Le discours sur le « racisme anti-Blanc » est précisément l’une des
expressions du racisme structurel qui existe dans la société française
(même si elle est loin d’être la seule) qui permet aux oppresseurs
d’utiliser leur position dominante dans la structure sociale pour
véhiculer la fausse idée d’être des « victimes », occultant les vrais
rapports de domination et d’oppression raciales. Il vise en effet à
cacher qu’aucun Blanc ne souffre de racisme à l’embauche, ou au moment
de chercher un logement, ou n’est victime systématique de contrôle au
faciès, entre autres, comme le sont des millions de personnes racisées
originaires des ex colonies françaises ou d’ailleurs.
Dans ce contexte, nous devons faire une mention spéciale à la LICRA
(Ligue Internationale Contre le Racisme et l’Antisémitisme) qui a sorti
un communiqué honteux contre Lilian Thuram dénonçant les « risques d’une dérive du combat antiraciste ».

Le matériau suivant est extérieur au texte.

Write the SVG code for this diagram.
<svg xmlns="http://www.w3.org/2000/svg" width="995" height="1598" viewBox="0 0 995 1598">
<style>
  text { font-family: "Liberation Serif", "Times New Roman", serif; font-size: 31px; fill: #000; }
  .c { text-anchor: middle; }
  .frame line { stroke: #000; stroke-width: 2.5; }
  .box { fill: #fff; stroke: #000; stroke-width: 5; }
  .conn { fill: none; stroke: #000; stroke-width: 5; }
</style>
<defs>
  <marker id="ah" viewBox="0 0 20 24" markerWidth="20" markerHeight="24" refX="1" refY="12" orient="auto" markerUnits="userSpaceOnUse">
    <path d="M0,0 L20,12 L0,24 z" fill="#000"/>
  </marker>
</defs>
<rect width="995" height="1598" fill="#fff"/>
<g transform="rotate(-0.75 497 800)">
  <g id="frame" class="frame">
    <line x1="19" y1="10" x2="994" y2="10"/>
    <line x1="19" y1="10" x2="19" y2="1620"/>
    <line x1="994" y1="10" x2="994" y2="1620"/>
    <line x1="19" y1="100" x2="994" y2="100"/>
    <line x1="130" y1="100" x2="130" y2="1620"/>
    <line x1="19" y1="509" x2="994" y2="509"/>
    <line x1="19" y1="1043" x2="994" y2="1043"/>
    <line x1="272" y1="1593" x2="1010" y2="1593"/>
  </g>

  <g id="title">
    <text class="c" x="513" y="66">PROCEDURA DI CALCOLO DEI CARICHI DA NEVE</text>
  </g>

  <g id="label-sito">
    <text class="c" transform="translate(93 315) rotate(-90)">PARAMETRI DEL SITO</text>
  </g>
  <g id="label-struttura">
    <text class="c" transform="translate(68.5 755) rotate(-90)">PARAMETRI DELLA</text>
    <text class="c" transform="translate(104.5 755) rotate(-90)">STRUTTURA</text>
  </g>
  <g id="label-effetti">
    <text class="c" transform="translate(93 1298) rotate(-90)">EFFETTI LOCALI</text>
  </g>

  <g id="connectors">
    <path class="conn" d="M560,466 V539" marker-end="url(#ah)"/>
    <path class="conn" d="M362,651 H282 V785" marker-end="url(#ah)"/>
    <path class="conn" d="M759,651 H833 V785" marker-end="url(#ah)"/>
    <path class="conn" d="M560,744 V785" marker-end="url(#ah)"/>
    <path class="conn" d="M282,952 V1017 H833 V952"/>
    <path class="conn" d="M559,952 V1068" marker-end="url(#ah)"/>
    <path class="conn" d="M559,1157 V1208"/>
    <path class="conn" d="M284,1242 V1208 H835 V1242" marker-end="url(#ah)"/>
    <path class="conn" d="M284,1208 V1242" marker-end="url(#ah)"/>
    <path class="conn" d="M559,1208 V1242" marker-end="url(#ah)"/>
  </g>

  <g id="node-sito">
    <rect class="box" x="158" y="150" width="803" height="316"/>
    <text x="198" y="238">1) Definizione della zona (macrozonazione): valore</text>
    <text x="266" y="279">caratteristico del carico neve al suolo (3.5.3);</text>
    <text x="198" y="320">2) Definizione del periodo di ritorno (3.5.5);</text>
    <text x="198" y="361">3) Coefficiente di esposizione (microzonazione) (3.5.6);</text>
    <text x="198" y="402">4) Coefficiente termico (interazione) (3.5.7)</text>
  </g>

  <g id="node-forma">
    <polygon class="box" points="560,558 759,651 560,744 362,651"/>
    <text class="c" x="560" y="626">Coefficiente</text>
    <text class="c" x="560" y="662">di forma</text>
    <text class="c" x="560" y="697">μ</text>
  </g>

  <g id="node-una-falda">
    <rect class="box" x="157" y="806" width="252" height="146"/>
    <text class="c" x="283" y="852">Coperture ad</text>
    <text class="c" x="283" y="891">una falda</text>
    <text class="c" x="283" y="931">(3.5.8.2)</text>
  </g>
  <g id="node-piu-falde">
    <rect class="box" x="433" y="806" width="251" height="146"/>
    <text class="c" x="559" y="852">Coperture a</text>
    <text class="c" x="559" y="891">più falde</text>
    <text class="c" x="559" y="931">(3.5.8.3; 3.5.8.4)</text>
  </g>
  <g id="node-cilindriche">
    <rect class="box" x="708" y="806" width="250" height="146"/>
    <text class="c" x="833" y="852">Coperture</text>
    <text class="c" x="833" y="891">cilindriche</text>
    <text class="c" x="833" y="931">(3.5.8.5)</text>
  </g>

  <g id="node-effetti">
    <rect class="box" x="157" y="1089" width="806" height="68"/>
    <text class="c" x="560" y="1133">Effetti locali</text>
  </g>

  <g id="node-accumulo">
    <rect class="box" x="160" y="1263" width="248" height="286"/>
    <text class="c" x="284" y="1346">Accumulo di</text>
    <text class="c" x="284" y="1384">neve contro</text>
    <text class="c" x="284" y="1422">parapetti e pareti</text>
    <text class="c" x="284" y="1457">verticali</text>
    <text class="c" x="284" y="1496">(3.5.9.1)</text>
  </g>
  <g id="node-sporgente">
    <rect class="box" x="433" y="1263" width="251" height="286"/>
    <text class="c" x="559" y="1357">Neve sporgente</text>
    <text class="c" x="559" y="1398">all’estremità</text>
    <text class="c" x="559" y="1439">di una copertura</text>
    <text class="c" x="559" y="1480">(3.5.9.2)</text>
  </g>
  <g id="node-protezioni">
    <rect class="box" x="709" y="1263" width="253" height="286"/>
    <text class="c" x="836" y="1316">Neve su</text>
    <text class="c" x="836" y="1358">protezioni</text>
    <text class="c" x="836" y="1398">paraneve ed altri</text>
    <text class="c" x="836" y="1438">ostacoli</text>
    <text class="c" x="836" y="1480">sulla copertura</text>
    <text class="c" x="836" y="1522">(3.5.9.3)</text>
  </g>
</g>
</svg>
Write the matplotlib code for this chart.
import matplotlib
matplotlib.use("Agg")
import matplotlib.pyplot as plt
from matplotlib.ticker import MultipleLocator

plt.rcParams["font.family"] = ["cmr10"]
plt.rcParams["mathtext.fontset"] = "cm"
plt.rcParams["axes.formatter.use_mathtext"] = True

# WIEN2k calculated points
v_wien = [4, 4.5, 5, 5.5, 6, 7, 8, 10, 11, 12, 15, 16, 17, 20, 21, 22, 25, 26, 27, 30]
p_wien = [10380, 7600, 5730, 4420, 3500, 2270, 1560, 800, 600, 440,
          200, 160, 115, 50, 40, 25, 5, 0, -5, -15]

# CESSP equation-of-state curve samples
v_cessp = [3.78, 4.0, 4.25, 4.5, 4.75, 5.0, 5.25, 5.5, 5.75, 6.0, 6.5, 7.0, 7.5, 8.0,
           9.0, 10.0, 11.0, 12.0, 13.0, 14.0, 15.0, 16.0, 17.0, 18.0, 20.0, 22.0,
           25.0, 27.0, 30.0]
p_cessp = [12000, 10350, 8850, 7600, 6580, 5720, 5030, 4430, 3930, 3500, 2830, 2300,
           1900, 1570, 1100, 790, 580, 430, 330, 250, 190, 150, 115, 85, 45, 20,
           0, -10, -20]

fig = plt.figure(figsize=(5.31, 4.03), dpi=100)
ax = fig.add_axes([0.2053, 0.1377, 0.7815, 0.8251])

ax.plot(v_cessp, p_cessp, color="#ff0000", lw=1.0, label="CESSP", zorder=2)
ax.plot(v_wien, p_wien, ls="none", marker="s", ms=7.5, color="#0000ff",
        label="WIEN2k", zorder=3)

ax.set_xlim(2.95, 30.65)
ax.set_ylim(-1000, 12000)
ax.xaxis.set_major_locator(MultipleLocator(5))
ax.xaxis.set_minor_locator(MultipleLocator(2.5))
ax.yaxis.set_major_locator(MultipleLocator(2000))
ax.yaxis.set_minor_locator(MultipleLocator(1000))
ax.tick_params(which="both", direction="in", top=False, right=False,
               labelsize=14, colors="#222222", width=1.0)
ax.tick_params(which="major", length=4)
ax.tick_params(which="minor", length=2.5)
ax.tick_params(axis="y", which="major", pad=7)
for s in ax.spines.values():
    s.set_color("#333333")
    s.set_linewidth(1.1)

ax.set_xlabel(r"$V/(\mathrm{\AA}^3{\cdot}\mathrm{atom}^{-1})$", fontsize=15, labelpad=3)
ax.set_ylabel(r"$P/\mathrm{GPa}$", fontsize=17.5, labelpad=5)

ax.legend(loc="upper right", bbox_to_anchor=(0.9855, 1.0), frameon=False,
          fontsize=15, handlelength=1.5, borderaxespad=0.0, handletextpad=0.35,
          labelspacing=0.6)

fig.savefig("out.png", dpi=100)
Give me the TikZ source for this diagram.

Ce communiqué non seulement valide le « racisme anti-Blanc » (bien que
ce ne soit pas la première fois pour cette association) mais il ne dit
pas un mot sur l’agression raciste contre le joueur Lukaku à propos de
laquelle Thuram a fait ses déclarations. Un triste exemple de
l’adaptation et de l’intégration aux logiques d’un régime bâti sur le
colonialisme et l’impérialisme.
En effet, même si nous ne partageons pas la totalité des déclarations
de Thuram, il pointe une réalité indéniable dans les sociétés comme la
française, l’italienne et bien d’autres en Europe occidentale, où il
existe un racisme structurel. Celui-ci est le fruit et en même temps un
élément essentiel d’un capitalisme impérialiste et colonialiste, comme
réalité historique mais aussi comme réalité actuelle.
La montée de courants politiques réactionnaires comme ceux de Salvini
en Italie ne fait que banaliser des attaques racistes comme celle subie
par Lukaku à Cagliari (soit dit en passant que certains supporters de
l’Inter -club de Lukaku- lui ont répondu qu’il ne s’agissait pas de
racisme et qu’il devait s’habituer). Mais en France, des politiciens
« centristes » comme ceux qui accompagnent Macron alimentent également
le racisme. Il suffit de citer Cédric Villani, député LREM et candidat
dissident à la mairie de Paris, qui déclarait la semaine dernière que
les problèmes dans l’éducation étaient imputables au fait que « la
France est une société qui est très chamarrée, colorée… ».
C’est en ce sens que la lutte contre le racisme ne peut jamais venir
des capitalistes et leurs partis. Le racisme est l’un de leurs
instruments centraux pour diviser les travailleurs et les classes
populaires afin de préserver un ordre social d’exploitation et
d’oppression. C’est en ce sens, que la lutte contre l’oppression
raciste, et contre l’ensemble des oppressions, est intimement liée à la
lutte contre le système capitaliste et inversement.